Macey Fredenberg
@maceyfe8recg
Joined 21 days ago@maceyfe8recg
Joined 21 days agoI didn’t know that my lack of seeing things in my mind wasn’t normal, mostly because I have very very real dreams. As a child though, I always wondered how they got daydreams “recorded“ from characters on tv. They’d stare off into space, and then play out a scenario that I never quite wrapped my mind around. These people/cartoons/whatever weren’t asleep. How could they dream? I think I started to notice that my brain seemed different when I would try to recall information readings, whiteboards, and my notes during tests in high school. Think “the limit does not exist” from Mean Girls, but I couldn’t see around the people in front of me. I’ve always loved art, but I don’t really draw. As a kid I drew more, but I would mainly draw people, clothing, things like that. It’s not that I don’t have an imagination, it’s more that I (learned much later) need a frame of reference or picture to be able to draw. My older brother is the same, so it never seemed odd. (He, and my nephew also both have aphantasia!

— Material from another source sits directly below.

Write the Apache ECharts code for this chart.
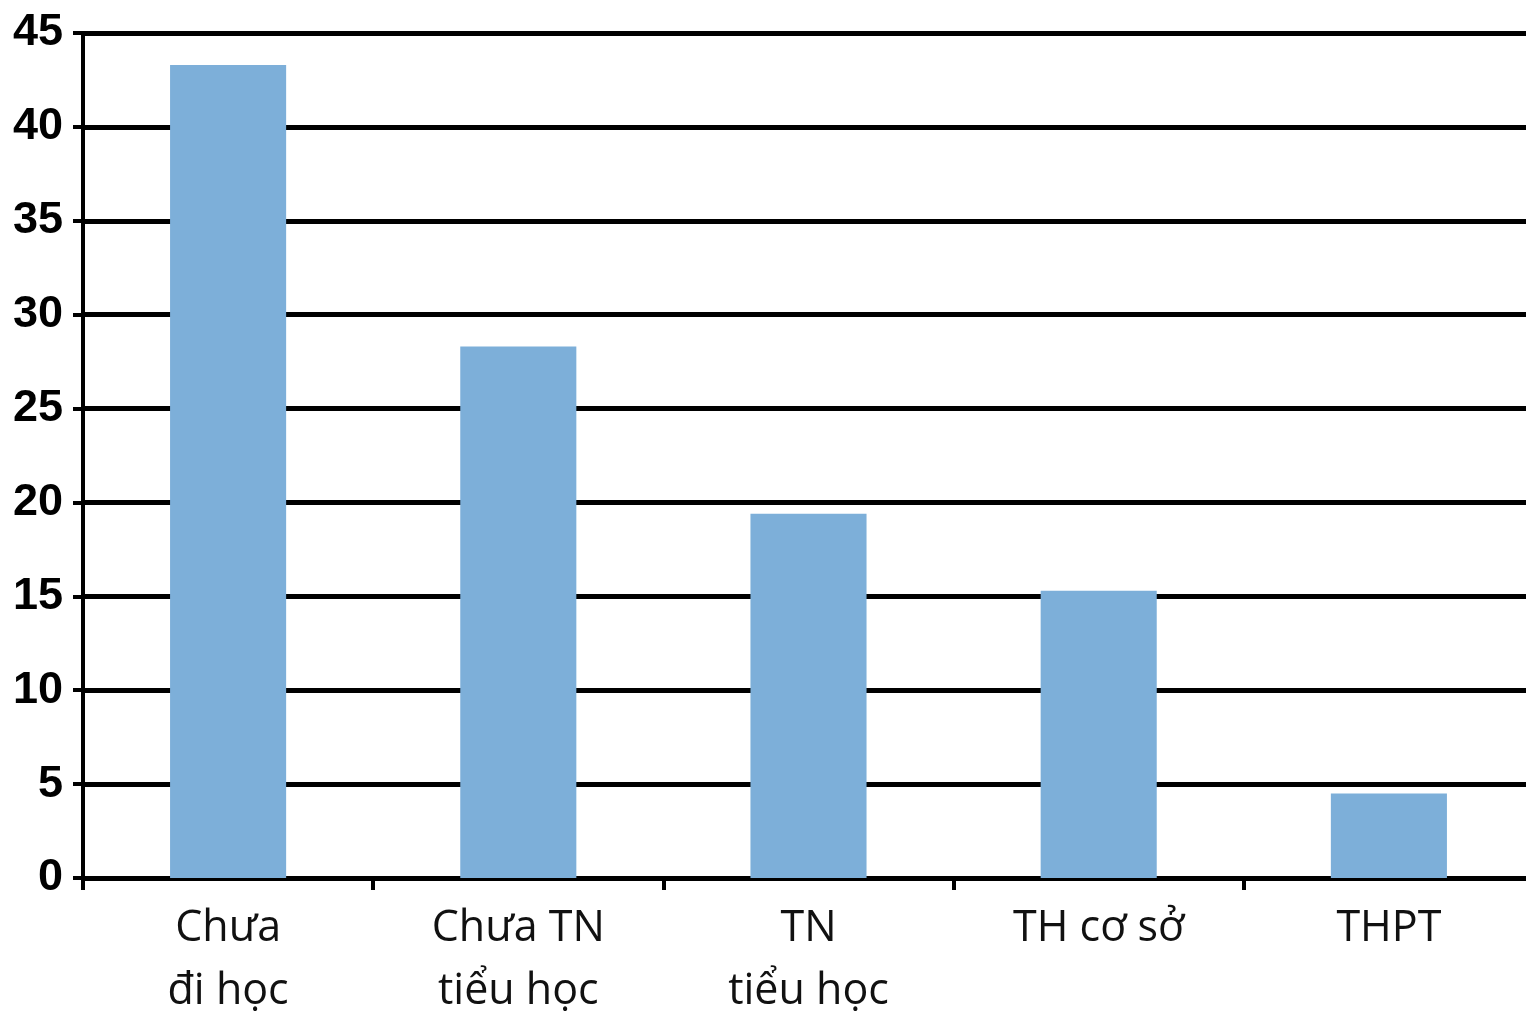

My mom tends towards hyperphantasia!) A reel on instagram was the catalyst for me however. I had no idea that people saw actual pictures in their heads. Or saw words. Or heard things, smelled, etc. Talking with my parents, my mom is a slow reader because she sees movies when she reads. My dad can generate pictures and also manipulate them in his head. I was shocked. It still confounds me, but I appreciate more that my “sense” of things being not quite right is a valid sense. It also helps explain why my dreams can be hard to differentiate from reality at times.